The announcement traveled fast through Washington and European capitals. It offered a clean narrative: a phone call between two leaders, a concession extracted, and a giant economy pivoting away from a sanctioned adversary. The figure Trump floated, a five hundred billion dollar bilateral trade basket over time, added magnitude to the story. Modi, facing the threat of punitive duties, had apparently yielded.
Anyone who has spent time watching energy markets and the diplomatic maneuvers behind them knows to look closer. The gap between Trump’s absolute language and the studied silence from New Delhi is not an oversight. It is the hallmark of a particular kind of arrangement, one in which bold claims serve one side’s domestic audience while the other preserves maximum room to maneuver.

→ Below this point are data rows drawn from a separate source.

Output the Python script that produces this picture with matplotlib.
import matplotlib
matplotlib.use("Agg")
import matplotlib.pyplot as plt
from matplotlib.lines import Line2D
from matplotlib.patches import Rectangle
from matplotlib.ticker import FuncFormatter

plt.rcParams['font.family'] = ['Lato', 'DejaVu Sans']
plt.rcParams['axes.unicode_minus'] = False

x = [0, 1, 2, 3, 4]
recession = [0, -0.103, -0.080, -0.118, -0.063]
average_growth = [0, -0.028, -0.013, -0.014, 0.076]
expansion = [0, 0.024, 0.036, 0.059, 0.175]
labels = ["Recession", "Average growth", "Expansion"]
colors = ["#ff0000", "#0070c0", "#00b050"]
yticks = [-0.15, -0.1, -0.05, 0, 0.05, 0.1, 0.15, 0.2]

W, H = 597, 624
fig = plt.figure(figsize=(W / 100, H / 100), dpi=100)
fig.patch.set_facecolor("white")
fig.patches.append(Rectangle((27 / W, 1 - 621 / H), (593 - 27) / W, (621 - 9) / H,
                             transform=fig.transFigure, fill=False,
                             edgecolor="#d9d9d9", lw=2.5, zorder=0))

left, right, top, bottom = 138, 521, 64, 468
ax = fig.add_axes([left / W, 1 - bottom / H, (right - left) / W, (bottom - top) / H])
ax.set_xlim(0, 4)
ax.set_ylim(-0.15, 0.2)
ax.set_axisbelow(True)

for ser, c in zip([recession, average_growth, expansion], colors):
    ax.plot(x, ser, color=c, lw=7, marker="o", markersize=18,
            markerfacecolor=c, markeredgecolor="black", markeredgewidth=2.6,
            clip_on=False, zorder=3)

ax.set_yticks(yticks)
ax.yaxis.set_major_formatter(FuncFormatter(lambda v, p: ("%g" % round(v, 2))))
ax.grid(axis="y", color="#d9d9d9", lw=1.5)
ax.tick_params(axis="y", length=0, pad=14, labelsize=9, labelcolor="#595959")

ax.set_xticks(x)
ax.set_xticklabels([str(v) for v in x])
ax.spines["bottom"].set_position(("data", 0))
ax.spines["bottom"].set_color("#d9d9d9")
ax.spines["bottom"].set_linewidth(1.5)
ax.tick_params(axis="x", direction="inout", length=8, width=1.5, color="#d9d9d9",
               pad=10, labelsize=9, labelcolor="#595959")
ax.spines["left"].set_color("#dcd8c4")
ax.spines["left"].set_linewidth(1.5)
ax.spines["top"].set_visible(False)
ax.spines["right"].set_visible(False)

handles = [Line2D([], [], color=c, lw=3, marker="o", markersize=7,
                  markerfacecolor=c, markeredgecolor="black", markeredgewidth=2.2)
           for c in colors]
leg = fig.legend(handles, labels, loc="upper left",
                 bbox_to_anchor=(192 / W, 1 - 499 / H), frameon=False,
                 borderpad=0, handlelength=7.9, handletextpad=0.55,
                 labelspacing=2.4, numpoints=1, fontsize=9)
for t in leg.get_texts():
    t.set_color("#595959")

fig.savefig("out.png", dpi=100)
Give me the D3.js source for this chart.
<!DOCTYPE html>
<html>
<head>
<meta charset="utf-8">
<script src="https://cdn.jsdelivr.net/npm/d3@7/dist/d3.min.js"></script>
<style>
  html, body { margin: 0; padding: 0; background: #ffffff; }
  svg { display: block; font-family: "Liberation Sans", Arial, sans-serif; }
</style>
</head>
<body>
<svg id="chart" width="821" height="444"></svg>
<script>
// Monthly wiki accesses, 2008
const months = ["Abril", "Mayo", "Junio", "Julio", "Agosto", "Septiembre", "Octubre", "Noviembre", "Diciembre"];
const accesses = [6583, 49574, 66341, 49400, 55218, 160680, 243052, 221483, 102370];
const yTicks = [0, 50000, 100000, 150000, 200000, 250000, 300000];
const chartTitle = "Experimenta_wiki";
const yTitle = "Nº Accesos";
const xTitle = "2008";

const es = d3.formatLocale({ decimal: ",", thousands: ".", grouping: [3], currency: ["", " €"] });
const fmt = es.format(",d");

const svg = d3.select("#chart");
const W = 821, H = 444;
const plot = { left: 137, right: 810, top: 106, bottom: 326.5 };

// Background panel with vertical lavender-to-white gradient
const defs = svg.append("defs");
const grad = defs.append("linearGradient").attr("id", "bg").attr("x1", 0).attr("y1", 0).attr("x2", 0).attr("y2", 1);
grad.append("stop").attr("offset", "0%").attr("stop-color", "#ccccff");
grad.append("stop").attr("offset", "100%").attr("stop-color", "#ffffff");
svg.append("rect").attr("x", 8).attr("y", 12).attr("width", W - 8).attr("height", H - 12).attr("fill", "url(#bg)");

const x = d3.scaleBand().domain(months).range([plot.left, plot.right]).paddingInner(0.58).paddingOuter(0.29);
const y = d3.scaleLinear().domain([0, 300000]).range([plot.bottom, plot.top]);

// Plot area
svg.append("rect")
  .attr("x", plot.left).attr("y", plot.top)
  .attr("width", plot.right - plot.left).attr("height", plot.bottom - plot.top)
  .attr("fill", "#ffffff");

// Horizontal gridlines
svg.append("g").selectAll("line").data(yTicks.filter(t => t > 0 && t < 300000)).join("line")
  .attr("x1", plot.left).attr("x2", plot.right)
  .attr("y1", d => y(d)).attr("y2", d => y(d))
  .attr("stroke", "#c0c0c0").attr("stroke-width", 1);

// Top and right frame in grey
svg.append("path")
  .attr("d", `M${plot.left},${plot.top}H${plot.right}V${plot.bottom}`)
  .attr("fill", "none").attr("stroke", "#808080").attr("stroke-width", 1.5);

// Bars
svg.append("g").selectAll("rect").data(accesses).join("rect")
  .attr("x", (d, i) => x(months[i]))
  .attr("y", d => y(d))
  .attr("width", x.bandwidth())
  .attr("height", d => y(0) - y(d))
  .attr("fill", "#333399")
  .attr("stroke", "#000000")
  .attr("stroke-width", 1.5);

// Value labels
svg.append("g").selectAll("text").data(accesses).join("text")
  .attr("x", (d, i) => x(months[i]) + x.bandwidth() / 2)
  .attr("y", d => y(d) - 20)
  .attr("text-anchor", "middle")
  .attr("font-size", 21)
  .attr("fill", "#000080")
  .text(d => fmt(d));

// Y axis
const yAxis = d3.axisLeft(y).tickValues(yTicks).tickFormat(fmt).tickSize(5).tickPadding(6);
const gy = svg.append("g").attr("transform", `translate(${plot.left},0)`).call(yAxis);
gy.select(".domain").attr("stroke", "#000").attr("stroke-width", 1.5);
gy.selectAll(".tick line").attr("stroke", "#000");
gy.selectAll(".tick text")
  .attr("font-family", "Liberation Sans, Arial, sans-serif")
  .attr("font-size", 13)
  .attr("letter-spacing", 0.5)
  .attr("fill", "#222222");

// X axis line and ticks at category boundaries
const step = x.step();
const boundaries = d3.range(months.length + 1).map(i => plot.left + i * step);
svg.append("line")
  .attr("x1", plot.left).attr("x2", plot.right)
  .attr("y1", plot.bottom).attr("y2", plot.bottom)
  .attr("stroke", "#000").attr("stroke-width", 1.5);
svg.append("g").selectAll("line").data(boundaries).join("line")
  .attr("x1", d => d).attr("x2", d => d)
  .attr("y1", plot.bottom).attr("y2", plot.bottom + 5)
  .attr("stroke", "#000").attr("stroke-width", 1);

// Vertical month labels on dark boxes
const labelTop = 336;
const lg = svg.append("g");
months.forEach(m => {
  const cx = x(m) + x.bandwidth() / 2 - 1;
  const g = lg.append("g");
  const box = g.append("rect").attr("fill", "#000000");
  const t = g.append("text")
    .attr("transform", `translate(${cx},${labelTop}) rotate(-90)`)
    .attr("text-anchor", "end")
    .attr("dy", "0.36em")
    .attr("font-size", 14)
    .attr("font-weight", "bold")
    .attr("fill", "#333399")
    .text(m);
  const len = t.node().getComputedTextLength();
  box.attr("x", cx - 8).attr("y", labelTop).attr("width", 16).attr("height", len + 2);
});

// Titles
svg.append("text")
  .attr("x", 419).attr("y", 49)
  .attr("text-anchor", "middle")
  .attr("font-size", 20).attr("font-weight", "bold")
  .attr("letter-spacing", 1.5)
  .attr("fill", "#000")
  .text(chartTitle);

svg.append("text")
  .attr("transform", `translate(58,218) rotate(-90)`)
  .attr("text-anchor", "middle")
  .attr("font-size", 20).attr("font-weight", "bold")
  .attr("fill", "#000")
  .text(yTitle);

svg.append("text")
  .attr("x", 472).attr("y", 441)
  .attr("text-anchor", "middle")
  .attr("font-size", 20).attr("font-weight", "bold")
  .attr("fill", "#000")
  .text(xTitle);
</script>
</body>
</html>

The actual terms bear this out. What exists is not a binding prohibition on Russian crude but rather a tariff reprieve tied to vague commitments on increased purchases of American energy. Indian officials have not echoed Trump’s phrasing. They have not stated that India will stop buying Russian oil. They have instead emphasized a “trade reset” that lifts the punitive levies Washington imposed last year over India’s discounted imports of Russian Urals. This is the operational reality: India, the world’s third largest oil importer, has built its refining sector around cheap Russian barrels that have delivered enormous margins for years, and there is no binding mechanism compelling a change.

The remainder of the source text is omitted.